The town of El Borge is situated at the foot of the Cerro de Cútar mountain, on the border of the Axarquia and Montes de Malaga comarcas, and is known as the "raisin capital" because the town is one of the largest producers of Muscatel raisins. These products have their own DO (denominacion de origin), like wine. It's no surprise, then, that El Borge is one of the towns of the Ruta de la Pasa (The Raisin Route), and or that in its surroundings you can see many paseros (areas where grapes dried by the sun and converted into delicious raisins).

El Borge has some degree of notoriety as the birthplace of one of the most famous bandits in 19th-century Malaga province. Luis Muñoz Garcia, known as the Bizco de El Borge, was born here. Today, his birthplace has been converted into a rural hotel with a small museum dedicated to banditry.
Regarding local products, besides the tasty and famous local Muscat raisins and wine, you can find ajoblanco (chilled almond soup), gazpacho (chilled tomato soup) with lima beans or cucumber, tortillas de bacalao con miel de caña (cod tortillas with honey) and hornazo del día de San Marcos (a bread-like desert with a boiled egg in the middle), amongst other culinary specialities.

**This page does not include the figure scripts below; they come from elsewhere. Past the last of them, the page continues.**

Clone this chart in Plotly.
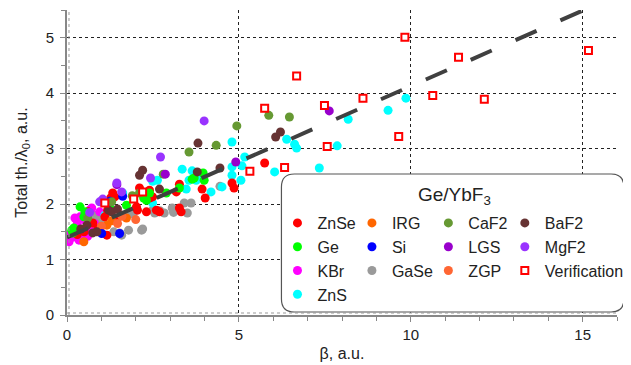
import plotly.graph_objects as go

# ---------------- data ----------------
znse_x = [0.30, 0.50, 0.61, 0.75, 0.90, 1.10, 1.16, 1.18, 1.27, 1.33, 1.39, 1.45, 1.59, 2.02, 2.05, 2.11,
          2.31, 2.40, 2.40, 2.49, 2.60, 2.69, 3.18, 3.27, 3.27, 3.32, 3.93, 4.02, 4.80, 4.86, 5.75]
znse_y = [1.45, 1.50, 1.86, 1.66, 1.55, 1.77, 1.44, 1.89, 2.11, 2.20, 2.13, 1.75, 1.80, 1.95, 1.89, 2.29,
          1.86, 2.25, 2.11, 2.13, 1.89, 1.86, 2.22, 2.36, 1.93, 1.86, 2.27, 2.11, 2.38, 2.29, 2.74]

ge_x = [0.14, 0.17, 0.20, 0.38, 0.49, 0.52, 0.58, 1.30, 1.73, 2.23, 2.31, 2.40, 2.89, 3.27, 3.64, 3.70, 3.96, 3.99]
ge_y = [1.53, 1.48, 1.57, 1.95, 1.77, 1.86, 1.78, 1.89, 1.98, 2.11, 2.07, 2.20, 2.20, 2.29, 2.45, 2.47, 2.56, 2.43]

kbr_x = [0.00, 0.06, 0.09, 0.15, 0.23, 0.23, 0.29, 0.30, 0.35, 0.38, 0.43, 0.49, 0.52, 0.60, 0.66, 0.70,
         0.72, 0.80, 0.87, 0.95]
kbr_y = [1.37, 1.32, 1.45, 1.40, 1.41, 1.75, 1.57, 1.65, 1.35, 1.77, 1.44, 1.53, 1.71, 1.42, 1.89, 1.55,
         1.93, 1.65, 1.57, 1.86]

zns_x = [1.10, 1.24, 1.62, 2.49, 2.49, 2.63, 3.35, 3.47, 3.55, 3.64, 3.76, 3.84, 4.19, 4.51, 4.80, 4.80,
         4.80, 5.06, 5.09, 5.17, 6.04, 6.39, 6.62, 6.68, 7.34, 7.86, 8.18, 9.34, 9.86]
zns_y = [1.80, 1.95, 2.20, 2.02, 2.41, 2.43, 2.63, 2.27, 2.43, 2.60, 2.43, 2.52, 2.22, 2.31, 3.12, 2.67,
         2.52, 2.43, 2.69, 2.85, 2.58, 3.17, 3.08, 3.01, 2.65, 3.05, 3.53, 3.69, 3.91]

irg_x = [0.49, 1.16, 1.30, 1.73]
irg_y = [1.32, 1.62, 1.70, 1.75]

si_x = [1.01, 1.25, 1.53, 1.62]
si_y = [1.47, 2.05, 1.47, 2.14]

gase_x = [0.81, 0.87, 1.05, 1.20, 1.36, 1.53, 1.59, 1.79, 1.82, 1.91, 2.17, 2.20, 2.49, 2.55, 2.70, 2.83,
          3.06, 3.10, 3.41, 3.50, 3.61, 4.45]
gase_y = [1.80, 1.72, 1.75, 1.85, 1.50, 1.48, 1.44, 1.53, 1.84, 1.82, 1.53, 1.55, 1.89, 1.84, 1.88, 1.84,
          1.93, 1.85, 2.02, 1.84, 2.02, 2.32]

caf2_x = [0.60, 1.30, 1.90, 2.11, 2.80, 3.55, 4.34, 4.94, 5.87, 6.47]
caf2_y = [1.75, 2.04, 2.15, 2.20, 2.54, 2.94, 3.06, 3.41, 3.60, 3.57]

lgs_x = [1.45, 2.86, 4.91, 7.63]
lgs_y = [2.35, 2.54, 2.76, 3.68]

zgp_x = [1.00, 1.47, 1.60, 2.00]
zgp_y = [1.60, 1.65, 1.78, 1.72]

baf2_x = [0.40, 0.58, 0.75, 0.87, 1.21, 1.30, 1.47, 2.11, 2.20, 2.69, 3.79, 3.81, 4.45, 6.07, 6.21]
baf2_y = [1.55, 1.62, 1.48, 1.50, 1.89, 1.86, 1.91, 2.52, 2.61, 2.27, 2.58, 3.10, 2.65, 3.21, 3.30]

mgf2_x = [0.66, 0.95, 1.04, 1.45, 1.59, 2.43, 2.72, 3.99]
mgf2_y = [1.85, 2.04, 2.09, 2.38, 2.22, 2.47, 2.85, 3.50]

verif_x = [1.10, 1.94, 2.20, 5.32, 5.75, 6.33, 6.68, 7.49, 7.57, 8.61, 9.65, 9.83, 10.64, 11.39, 12.14, 15.17]
verif_y = [2.02, 2.09, 2.22, 2.59, 3.73, 2.66, 4.31, 3.78, 3.04, 3.91, 3.22, 5.01, 3.96, 4.65, 3.89, 4.77]

fit_x = [0.0, 15.0]
fit_y = [1.40, 5.49]

x_ticks = [0, 5, 10, 15]
y_ticks = [0, 1, 2, 3, 4, 5]

FONT = "Liberation Sans, Arial, sans-serif"

# (name, x, y, colour, legend, rank)
series = [
    ("GaSe", gase_x, gase_y, "#9a9a9a", "legend2", 3),
    ("KBr", kbr_x, kbr_y, "#ff00ff", "legend", 3),
    ("ZnS", zns_x, zns_y, "#00ffff", "legend", 4),
    ("ZnSe", znse_x, znse_y, "#ff0000", "legend", 1),
    ("Ge", ge_x, ge_y, "#00ff00", "legend", 2),
    ("IRG", irg_x, irg_y, "#ff6600", "legend2", 1),
    ("ZGP", zgp_x, zgp_y, "#ff6633", "legend3", 3),
    ("Si", si_x, si_y, "#0000ff", "legend2", 2),
    ("CaF2", caf2_x, caf2_y, "#669933", "legend3", 1),
    ("BaF2", baf2_x, baf2_y, "#663333", "legend4", 1),
    ("LGS", lgs_x, lgs_y, "#9900cc", "legend3", 2),
    ("MgF2", mgf2_x, mgf2_y, "#9933ff", "legend4", 2),
]

fig = go.Figure()
for name, xs, ys, col, leg, rank in series:
    fig.add_trace(go.Scatter(
        x=xs, y=ys, mode="markers", name=name, legend=leg, legendrank=rank,
        marker=dict(size=9, color=col, line=dict(width=0)),
    ))

fig.add_trace(go.Scatter(
    x=fit_x, y=fit_y, mode="lines", showlegend=False,
    line=dict(color="#404040", width=4, dash="23px,26px"),
))

fig.add_trace(go.Scatter(
    x=verif_x, y=verif_y, mode="markers", name="Verification", legend="legend4", legendrank=3,
    marker=dict(symbol="square", size=7, color="white", line=dict(color="#ff0000", width=2)),
))

# ---------------- layout ----------------
# page has an 8px body margin: figure is drawn from (8, 8)
OFF = 8
PL, PR, PT, PB = 67, 621, 10, 315          # plot area in page pixels
W, H = 631 - OFF, 365 - OFF
L, T = PL - OFF, PT - OFF
R, B = W + OFF - PR, H + OFF - PB
pw, ph = PR - PL, PB - PT

def px_x(p):
    return (p - PL) / pw

def px_y(p):
    return (PB - p) / ph

leg_common = dict(
    bgcolor="rgba(0,0,0,0)", borderwidth=0, orientation="v",
    font=dict(family=FONT, size=16, color="#222222"),
    xanchor="left", yanchor="top", itemclick=False, itemdoubleclick=False,
    tracegroupgap=0,
)
leg_top = px_y(206)
fig.update_layout(
    legend=dict(x=px_x(279), y=leg_top, **leg_common),
    legend2=dict(x=px_x(354), y=leg_top, **leg_common),
    legend3=dict(x=px_x(431), y=leg_top, **leg_common),
    legend4=dict(x=px_x(508), y=leg_top, **leg_common),
)

# rounded legend box
x0, x1 = px_x(283), px_x(628)
y0, y1 = px_y(312), px_y(174)
rx, ry = 13 / pw, 13 / ph
path = (f"M {x0+rx},{y1} L {x1-rx},{y1} Q {x1},{y1} {x1},{y1-ry} "
        f"L {x1},{y0+ry} Q {x1},{y0} {x1-rx},{y0} L {x0+rx},{y0} "
        f"Q {x0},{y0} {x0},{y0+ry} L {x0},{y1-ry} Q {x0},{y1} {x0+rx},{y1} Z")

shapes = [
    dict(type="path", xref="paper", yref="paper", path=path, fillcolor="white",
         line=dict(color="#555555", width=1.2), layer="above"),
    # dotted inner lines along the axes
    dict(type="line", xref="paper", yref="paper", x0=2 / pw, x1=2 / pw, y0=0, y1=1,
         line=dict(color="#999999", width=1, dash="dot"), layer="above"),
    dict(type="line", xref="paper", yref="paper", x0=0, x1=1, y0=2 / ph, y1=2 / ph,
         line=dict(color="#999999", width=1, dash="dot"), layer="above"),
]

fig.update_layout(
    width=W, height=H,
    margin=dict(l=L, r=R, t=T, b=B),
    paper_bgcolor="white", plot_bgcolor="white",
    font=dict(family=FONT, size=15, color="#222222"),
    shapes=shapes,
    annotations=[dict(text="Ge/YbF<sub>3</sub>", xref="paper", yref="paper",
                      x=px_x(457), y=px_y(196), xanchor="center", yanchor="middle",
                      showarrow=False,
                      font=dict(family=FONT, size=19, color="#222222"))],
    xaxis=dict(
        range=[0, 16], tickvals=x_ticks, ticktext=[str(v) for v in x_ticks],
        automargin=False,
        showgrid=True, gridcolor="#222222", griddash="dot", gridwidth=1,
        showline=True, linecolor="#888888", linewidth=2,
        ticks="outside", ticklen=5, tickcolor="#888888", tickwidth=1,
        minor=dict(dtick=1, ticks="outside", ticklen=4, tickcolor="#888888", showgrid=False),
        zeroline=False,
        tickfont=dict(family=FONT, size=15, color="#222222"),
        title=dict(text="β, a.u.", font=dict(family=FONT, size=16, color="#222222"), standoff=6),
    ),
    yaxis=dict(
        range=[0, 5.5], tickvals=y_ticks, ticktext=[str(v) for v in y_ticks],
        automargin=False,
        showgrid=True, gridcolor="#222222", griddash="dot", gridwidth=1,
        showline=True, linecolor="#888888", linewidth=2,
        ticks="outside", ticklen=5, tickcolor="#888888", tickwidth=1,
        ticklabelstandoff=3,
        minor=dict(dtick=0.5, ticks="outside", ticklen=4, tickcolor="#888888", showgrid=False),
        zeroline=False,
        tickfont=dict(family=FONT, size=15, color="#222222"),
        title=dict(text="Total th./λ<sub>0</sub>, a.u.", font=dict(family=FONT, size=16, color="#222222"),
                   standoff=14),
    ),
)

fig.write_html("out.html")
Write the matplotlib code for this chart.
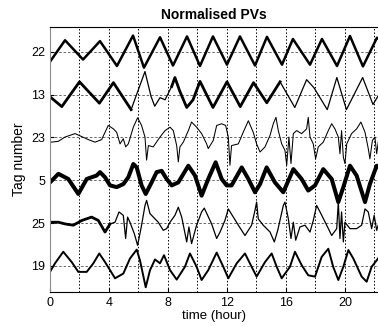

The best day to enjoy the Muscatel dishes is on the Dia de la Pasa (Raisin Day) - a popular fiesta, held on the third Sunday of September, which thousands of visitors come to. Other days highlighted in the town's celebration calendar are the Fiestas Patronales en honor de San Gabriel Arcángel (celebrations in honour of the Archangel St Gabriel) that take place at the end of Semana Santa, the Día de San Marcos on 25 April, the Romería de San Isidro on 15 May, and at the end of June the Noche de las Candelas.